What about a tree that’s leaning but hasn’t fallen yet?

A new or worsening lean after a storm is one of the highest-priority calls we get. The tree is telling you the root plate has shifted and the next gust may finish what the storm started. Don’t park under it, don’t let kids play near it, and call for emergency assessment. Insurance treats a tree that “fell” and a tree that was “removed before falling” very differently — getting a written assessment on file matters for any later claim.

Should I tarp the roof myself or wait for the adjuster?

Tarp it as soon as it’s safe to get on the roof, or pay a roofer to do it. Insurance expects “reasonable steps” to prevent further water damage and they reimburse the cost. They do NOT pay for damage that got worse because the homeowner waited days to cover an open hole.
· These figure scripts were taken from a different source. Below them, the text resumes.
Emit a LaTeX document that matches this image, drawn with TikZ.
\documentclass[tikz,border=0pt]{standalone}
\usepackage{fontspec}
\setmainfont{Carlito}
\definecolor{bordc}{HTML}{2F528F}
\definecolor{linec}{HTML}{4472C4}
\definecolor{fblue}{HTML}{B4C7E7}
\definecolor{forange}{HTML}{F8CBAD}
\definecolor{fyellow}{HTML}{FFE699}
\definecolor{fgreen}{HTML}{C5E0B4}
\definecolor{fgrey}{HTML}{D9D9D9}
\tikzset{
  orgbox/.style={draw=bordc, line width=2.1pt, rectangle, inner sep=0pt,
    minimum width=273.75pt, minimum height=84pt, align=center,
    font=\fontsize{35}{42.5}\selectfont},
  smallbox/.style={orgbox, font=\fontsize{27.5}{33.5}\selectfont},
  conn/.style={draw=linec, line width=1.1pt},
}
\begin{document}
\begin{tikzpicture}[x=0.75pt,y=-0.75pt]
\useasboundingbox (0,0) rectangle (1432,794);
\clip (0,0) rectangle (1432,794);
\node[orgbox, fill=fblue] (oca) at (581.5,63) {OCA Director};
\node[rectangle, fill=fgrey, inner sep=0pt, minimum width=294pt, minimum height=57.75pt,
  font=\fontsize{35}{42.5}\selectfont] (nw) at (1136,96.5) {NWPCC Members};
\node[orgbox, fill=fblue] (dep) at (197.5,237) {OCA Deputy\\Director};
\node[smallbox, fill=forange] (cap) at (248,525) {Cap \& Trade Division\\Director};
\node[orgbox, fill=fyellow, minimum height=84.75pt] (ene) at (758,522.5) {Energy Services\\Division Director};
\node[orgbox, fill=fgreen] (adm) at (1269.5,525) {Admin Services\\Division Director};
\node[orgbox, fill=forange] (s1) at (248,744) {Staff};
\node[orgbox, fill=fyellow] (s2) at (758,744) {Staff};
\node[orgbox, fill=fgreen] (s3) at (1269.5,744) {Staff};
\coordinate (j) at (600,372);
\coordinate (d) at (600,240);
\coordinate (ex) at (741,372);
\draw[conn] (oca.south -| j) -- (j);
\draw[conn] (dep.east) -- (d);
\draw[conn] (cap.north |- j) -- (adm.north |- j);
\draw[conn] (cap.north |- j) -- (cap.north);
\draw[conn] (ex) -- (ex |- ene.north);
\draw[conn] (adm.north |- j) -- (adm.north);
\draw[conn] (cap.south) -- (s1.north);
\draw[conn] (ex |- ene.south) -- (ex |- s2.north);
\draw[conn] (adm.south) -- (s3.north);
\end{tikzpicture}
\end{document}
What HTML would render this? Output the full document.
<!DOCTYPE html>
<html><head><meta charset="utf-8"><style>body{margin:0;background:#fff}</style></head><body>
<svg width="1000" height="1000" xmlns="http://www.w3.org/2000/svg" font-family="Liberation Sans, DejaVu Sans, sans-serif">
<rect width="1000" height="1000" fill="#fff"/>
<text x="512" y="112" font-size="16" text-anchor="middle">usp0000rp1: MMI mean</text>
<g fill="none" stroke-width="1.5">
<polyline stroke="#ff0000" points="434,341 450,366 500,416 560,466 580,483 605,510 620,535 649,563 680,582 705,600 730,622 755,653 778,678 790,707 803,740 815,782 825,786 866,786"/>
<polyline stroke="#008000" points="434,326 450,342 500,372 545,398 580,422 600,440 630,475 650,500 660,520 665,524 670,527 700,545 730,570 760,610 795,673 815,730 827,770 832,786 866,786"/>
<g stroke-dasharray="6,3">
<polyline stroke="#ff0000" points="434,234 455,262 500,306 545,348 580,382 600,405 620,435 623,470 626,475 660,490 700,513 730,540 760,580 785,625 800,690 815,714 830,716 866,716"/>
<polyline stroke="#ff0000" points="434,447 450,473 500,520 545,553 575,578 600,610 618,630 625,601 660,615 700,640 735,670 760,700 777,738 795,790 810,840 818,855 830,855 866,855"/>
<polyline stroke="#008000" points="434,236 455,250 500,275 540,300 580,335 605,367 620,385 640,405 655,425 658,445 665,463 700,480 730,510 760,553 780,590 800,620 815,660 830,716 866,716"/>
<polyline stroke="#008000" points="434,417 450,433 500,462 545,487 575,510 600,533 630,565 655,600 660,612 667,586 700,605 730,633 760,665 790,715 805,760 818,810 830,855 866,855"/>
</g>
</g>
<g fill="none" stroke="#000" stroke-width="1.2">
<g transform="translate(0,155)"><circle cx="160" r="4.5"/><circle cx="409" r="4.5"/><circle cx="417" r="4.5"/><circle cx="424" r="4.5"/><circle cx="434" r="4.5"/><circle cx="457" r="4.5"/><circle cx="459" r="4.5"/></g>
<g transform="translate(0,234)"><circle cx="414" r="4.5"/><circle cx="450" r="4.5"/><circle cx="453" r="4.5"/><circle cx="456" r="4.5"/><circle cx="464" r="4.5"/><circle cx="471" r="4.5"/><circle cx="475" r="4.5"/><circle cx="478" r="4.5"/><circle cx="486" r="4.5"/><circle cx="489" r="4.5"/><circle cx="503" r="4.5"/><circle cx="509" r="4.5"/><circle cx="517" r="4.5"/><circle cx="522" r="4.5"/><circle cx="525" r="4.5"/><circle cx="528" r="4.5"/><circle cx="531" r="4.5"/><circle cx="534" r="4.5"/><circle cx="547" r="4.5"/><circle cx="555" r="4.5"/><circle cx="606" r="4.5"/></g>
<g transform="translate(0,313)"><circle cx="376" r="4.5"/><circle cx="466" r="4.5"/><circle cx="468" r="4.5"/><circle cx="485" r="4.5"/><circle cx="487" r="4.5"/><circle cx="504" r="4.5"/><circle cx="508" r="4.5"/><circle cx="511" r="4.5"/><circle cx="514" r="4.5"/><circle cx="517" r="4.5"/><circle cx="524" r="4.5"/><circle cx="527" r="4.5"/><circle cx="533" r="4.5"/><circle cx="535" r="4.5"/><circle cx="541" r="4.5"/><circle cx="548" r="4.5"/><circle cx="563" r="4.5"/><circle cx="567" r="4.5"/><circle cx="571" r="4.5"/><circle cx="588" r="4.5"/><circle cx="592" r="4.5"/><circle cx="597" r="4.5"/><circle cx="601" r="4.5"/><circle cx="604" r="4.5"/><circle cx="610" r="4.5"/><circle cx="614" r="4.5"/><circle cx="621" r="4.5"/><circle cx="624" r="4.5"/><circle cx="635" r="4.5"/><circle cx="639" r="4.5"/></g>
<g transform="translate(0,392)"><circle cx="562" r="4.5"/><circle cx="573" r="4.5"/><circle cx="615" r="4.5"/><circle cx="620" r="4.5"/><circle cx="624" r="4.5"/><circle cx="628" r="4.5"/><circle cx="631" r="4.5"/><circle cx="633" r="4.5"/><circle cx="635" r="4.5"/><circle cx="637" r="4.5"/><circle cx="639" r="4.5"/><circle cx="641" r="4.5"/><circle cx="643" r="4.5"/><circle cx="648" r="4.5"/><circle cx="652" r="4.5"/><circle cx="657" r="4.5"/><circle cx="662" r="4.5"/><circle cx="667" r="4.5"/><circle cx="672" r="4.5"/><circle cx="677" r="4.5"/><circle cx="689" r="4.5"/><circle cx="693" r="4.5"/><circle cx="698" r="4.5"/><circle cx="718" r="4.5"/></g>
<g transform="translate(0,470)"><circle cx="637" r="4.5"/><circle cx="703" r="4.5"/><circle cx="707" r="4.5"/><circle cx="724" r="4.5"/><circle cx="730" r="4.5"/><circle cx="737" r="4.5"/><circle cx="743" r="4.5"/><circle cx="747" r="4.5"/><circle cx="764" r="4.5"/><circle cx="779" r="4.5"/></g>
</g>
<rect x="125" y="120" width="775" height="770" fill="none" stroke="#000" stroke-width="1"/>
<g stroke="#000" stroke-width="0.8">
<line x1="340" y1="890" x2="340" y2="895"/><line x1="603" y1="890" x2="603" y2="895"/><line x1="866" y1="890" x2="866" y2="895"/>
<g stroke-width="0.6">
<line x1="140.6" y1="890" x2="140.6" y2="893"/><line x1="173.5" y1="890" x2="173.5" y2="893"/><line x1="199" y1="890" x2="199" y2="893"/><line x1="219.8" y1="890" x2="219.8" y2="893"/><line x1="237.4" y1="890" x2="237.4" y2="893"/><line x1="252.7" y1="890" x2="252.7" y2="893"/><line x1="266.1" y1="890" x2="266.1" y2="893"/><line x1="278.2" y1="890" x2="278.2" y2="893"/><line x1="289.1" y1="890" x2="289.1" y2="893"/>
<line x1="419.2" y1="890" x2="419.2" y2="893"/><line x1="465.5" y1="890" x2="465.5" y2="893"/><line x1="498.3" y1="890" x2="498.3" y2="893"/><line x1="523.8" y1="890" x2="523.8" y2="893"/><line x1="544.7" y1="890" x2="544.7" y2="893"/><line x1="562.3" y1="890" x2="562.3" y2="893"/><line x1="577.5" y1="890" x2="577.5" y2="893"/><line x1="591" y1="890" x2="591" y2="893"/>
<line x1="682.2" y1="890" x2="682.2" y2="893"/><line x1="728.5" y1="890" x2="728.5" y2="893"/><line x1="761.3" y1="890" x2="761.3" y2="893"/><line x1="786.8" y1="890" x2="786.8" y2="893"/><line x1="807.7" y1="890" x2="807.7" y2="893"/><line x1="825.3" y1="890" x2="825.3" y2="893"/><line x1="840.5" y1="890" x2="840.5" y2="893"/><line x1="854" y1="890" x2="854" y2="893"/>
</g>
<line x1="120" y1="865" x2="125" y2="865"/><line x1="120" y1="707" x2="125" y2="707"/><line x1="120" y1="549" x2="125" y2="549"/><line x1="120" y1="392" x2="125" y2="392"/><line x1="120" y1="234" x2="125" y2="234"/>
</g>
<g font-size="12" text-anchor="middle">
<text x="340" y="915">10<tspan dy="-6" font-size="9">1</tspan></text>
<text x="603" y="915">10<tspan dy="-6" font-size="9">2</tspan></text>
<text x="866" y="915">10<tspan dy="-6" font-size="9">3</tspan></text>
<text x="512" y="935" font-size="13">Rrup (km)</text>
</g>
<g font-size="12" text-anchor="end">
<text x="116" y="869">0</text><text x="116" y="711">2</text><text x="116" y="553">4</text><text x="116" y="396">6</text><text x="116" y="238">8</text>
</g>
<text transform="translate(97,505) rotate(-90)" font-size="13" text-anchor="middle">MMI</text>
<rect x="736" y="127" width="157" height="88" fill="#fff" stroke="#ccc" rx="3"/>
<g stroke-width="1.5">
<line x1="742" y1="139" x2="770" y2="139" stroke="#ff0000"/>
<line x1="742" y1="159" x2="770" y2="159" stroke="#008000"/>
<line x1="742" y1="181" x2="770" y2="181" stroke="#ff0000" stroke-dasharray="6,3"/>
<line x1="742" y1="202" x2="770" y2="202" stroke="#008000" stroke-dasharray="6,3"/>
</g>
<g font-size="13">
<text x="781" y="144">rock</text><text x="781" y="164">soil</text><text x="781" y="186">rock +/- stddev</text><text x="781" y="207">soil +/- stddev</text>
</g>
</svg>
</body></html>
Document the tarp with photos before, during, and after, and save the receipt.

Is stump removal covered too?

Usually not. Most policies treat stump grinding as a landscape expense rather than a damage-repair expense, even when the tree removal itself is covered. Exceptions sometimes apply when the stump is in the way of structural repairs (e.g., a fence rebuild needs the stump out first), but the default expectation is out-of-pocket.

Does Tree’s 101 work directly with insurance adjusters?

Yes. We provide written estimates in the format Texas adjusters expect, document before/after with photos, and coordinate timing with the adjuster’s site visit when needed. We don’t take assignment-of-benefits agreements and we don’t negotiate the claim on your behalf — that stays between you and your carrier — but we make the documentation side straightforward.